New Delhi: Domestic two-wheeler makers reported a sharp divergence between factory dispatches and showroom sales in November, reflecting post-festive inventory realignment rather than a slowdown in underlying demand.
According to rating agency ICRA, domestic wholesale volumes jumped 19% year-on-year to about 1.8 million units during the month, supported by the recent GST cuts and attractive original equipment manufacturer (OEM)-dealer schemes. These incentives helped sustain showroom footfalls even after the festive season, prompting dealers to replenish inventories and driving higher wholesale dispatches.
ICRA said the improvement in wholesale volumes was also visible in inventory trends. Data from the Federation of Automobile Dealers Associations (FADA) shows inventory levels easing to around 44-46 days by November, compared with nearly 60 days at the end of September, aided by steady retail offtake in October and November.

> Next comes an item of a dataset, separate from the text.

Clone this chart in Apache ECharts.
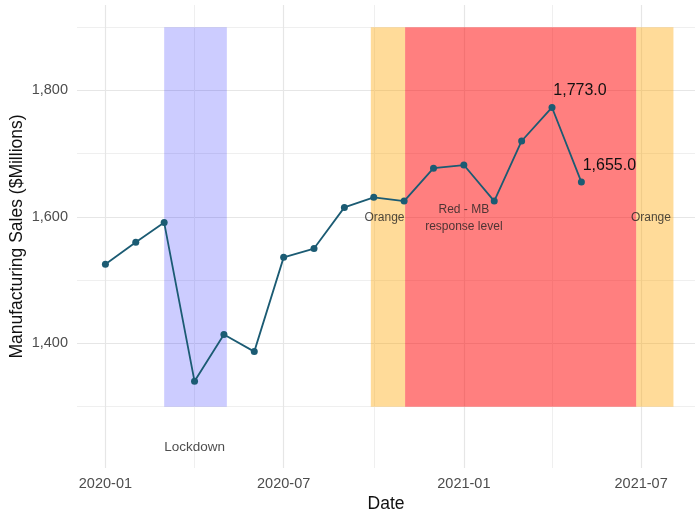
<!DOCTYPE html>
<html>
<head>
<meta charset="utf-8">
<script src="https://cdn.jsdelivr.net/npm/echarts@6/dist/echarts.min.js"></script>
<style>html,body{margin:0;padding:0;background:#fff}#c{width:695px;height:512px}</style>
</head>
<body>
<div id="c"></div>
<script>
// ---- data ----
const dates = ['2020-01-01','2020-02-01','2020-03-01','2020-04-01','2020-05-01','2020-06-01','2020-07-01','2020-08-01','2020-09-01','2020-10-01','2020-11-01','2020-12-01','2021-01-01','2021-02-01','2021-03-01','2021-04-01','2021-05-01'];
const sales = [1525, 1560, 1591, 1340, 1414, 1387, 1536, 1550, 1615, 1631, 1625, 1677, 1682, 1625, 1720, 1773, 1655];
const labelledDates = ['2021-04-01', '2021-05-01'];

const regionStart = ['2020-03-01', '2020-09-28', '2020-11-02', '2021-06-26'];
const regionEnd   = ['2020-05-04', '2020-11-02', '2021-06-26', '2021-08-03'];
const regionColor = ['rgba(0,0,255,0.2)', 'rgba(255,165,0,0.4)', 'rgba(255,0,0,0.5)', 'rgba(255,165,0,0.4)'];
const regionBottom = 1300, regionTop = 1900;

const noteDates = ['2020-04-01', '2020-10-12', '2021-01-01', '2021-07-11'];
const noteY = [1235, 1598, 1598, 1598];
const noteText = ['Lockdown', 'Orange', 'Red - MB\nresponse level', 'Orange'];

const yTicks = [1400, 1600, 1800];
const yMinor = [1300, 1500, 1700, 1900];
const xTicks = ['2020-01-01', '2020-07-01', '2021-01-01', '2021-07-01'];
const xMinor = ['2020-04-01', '2020-10-01', '2021-04-01'];

const xMin = '2019-12-03', xMax = '2021-08-25';
const yMin = 1203, yMax = 1935;

// ---- chart ----
const ts = s => Date.UTC(+s.slice(0, 4), +s.slice(5, 7) - 1, +s.slice(8, 10));
const fmtDate = v => { const d = new Date(v); return d.getUTCFullYear() + '-' + String(d.getUTCMonth() + 1).padStart(2, '0'); };
const FONT = 'Liberation Sans, Arial, sans-serif';
const chart = echarts.init(document.getElementById('c'), null, {renderer: 'canvas'});

const gridLines = [];
yTicks.forEach(v => gridLines.push({yAxis: v, lineStyle: {color: '#e6e6e6', width: 1.2, type: 'solid'}}));
yMinor.forEach(v => gridLines.push({yAxis: v, lineStyle: {color: '#efefef', width: 1, type: 'solid'}}));
xTicks.forEach(v => gridLines.push({xAxis: ts(v), lineStyle: {color: '#e6e6e6', width: 1.2, type: 'solid'}}));
xMinor.forEach(v => gridLines.push({xAxis: ts(v), lineStyle: {color: '#efefef', width: 1, type: 'solid'}}));

const areas = regionStart.map((s, i) => [
  {xAxis: ts(s), yAxis: regionBottom, itemStyle: {color: regionColor[i]}},
  {xAxis: ts(regionEnd[i]), yAxis: regionTop}
]);

const lineData = dates.map((d, i) => {
  const item = {value: [ts(d), sales[i]]};
  if (labelledDates.includes(d)) {
    item.label = {show: true, position: 'inside', offset: [28, -17],
      formatter: p => p.value[1].toLocaleString('en-US', {minimumFractionDigits: 1, maximumFractionDigits: 1}),
      color: '#111', fontSize: 16, fontFamily: FONT};
  }
  return item;
});

const notes = noteDates.map((d, i) => ({value: [ts(d), noteY[i]], name: noteText[i],
  label: i === 0 ? {fontSize: 13.5} : {}}));

chart.setOption({
  animation: false,
  backgroundColor: '#fff',
  grid: {left: 77, right: 0, top: 5, bottom: 44, containLabel: false, outerBoundsMode: 'none'},
  xAxis: {
    type: 'value', min: ts(xMin), max: ts(xMax), scale: true,
    name: 'Date', nameLocation: 'middle', nameGap: 27, nameMoveOverlap: false,
    nameTextStyle: {color: '#111', fontSize: 17.5, fontFamily: FONT},
    axisLine: {show: false}, axisTick: {show: false}, splitLine: {show: false},
    axisLabel: {customValues: xTicks.map(ts), formatter: v => fmtDate(v), color: '#4d4d4d', fontSize: 14.5, margin: 8,
      fontFamily: FONT}
  },
  yAxis: {
    type: 'value', min: yMin, max: yMax, scale: true,
    name: 'Manufacturing Sales ($Millions)', nameLocation: 'middle', nameGap: 51, nameMoveOverlap: false,
    nameTextStyle: {color: '#111', fontSize: 17.5, fontFamily: FONT},
    axisLine: {show: false}, axisTick: {show: false}, splitLine: {show: false},
    axisLabel: {customValues: yTicks, formatter: v => v.toLocaleString('en-US'), color: '#4d4d4d', fontSize: 14.5, margin: 9,
      fontFamily: FONT}
  },
  series: [
    {type: 'line', data: [], z: 1, silent: true,
      markLine: {z: 0, silent: true, symbol: 'none', label: {show: false}, animation: false, data: gridLines}},
    {type: 'line', data: [], z: 2, silent: true,
      markArea: {z: 1, silent: true, label: {show: false}, data: areas}},
    {type: 'line', data: lineData, z: 3, symbol: 'circle', symbolSize: 7,
      lineStyle: {color: '#1b5b73', width: 1.8}, itemStyle: {color: '#1b5b73'}},
    {type: 'scatter', z: 4, symbolSize: 0, silent: true, data: notes,
      label: {show: true, position: 'inside', formatter: p => p.name, color: '#222', fontSize: 12, lineHeight: 17,
        fontFamily: FONT}}
  ]
});
</script>
</body>
</html>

On the back of these trends, the ratings agency expects the domestic two-wheeler industry to record wholesale volume growth of 6-9% year-on-year in FY2026. The outlook is supported by improved replacement demand following the GST rate cuts, a gradual recovery in urban consumption, and resilient rural incomes, helped by expectations of a normal monsoon.
Momentum Cools After Festive Peak
While factory dispatches remained strong, retail sales moderated after an exceptionally robust festive season. Domestic retail volumes declined 3.1% year-on-year in November, largely because festive demand was front-loaded into October, which saw record-breaking sales. Dealers, however, continue to report steady customer enquiries, supported by positive sentiment around lower GST rates and additional demand in the ongoing wedding season. This suggests that the softness in November retail numbers is more a matter of timing than weakening demand.
Electric two-wheelers (e2Ws) mirrored this trend, with retail volumes slipping marginally by 1.4% year-on-year to 1,17,335 units in November. Despite the dip, e2W penetration remained broadly stable at around 6-7% of overall two-wheeler retail volumes during the first eight months of FY2026, indicating gradual but steady adoption rather than a structural slowdown.
Exports, meanwhile, continued to be a bright spot for the industry. Two-wheeler export volumes rose 27.9% year-on-year in November, while cumulative exports during April-November were up 23.6%, aided by a relatively low base in the corresponding period last year. ICRA expects export momentum to remain supportive over the medium term.
Broader trends in the auto sector also point to improving sentiment. Utility vehicles accounted for 67% of passenger vehicle volumes in November, marginally lower than 69% in October, while mini, compact and super-compact segments showed signs of revival following GST reductions. Industry observers believe that a combination of supportive policy measures, easing inventories and improving consumer confidence could help sustain the current growth trajectory well into 2026.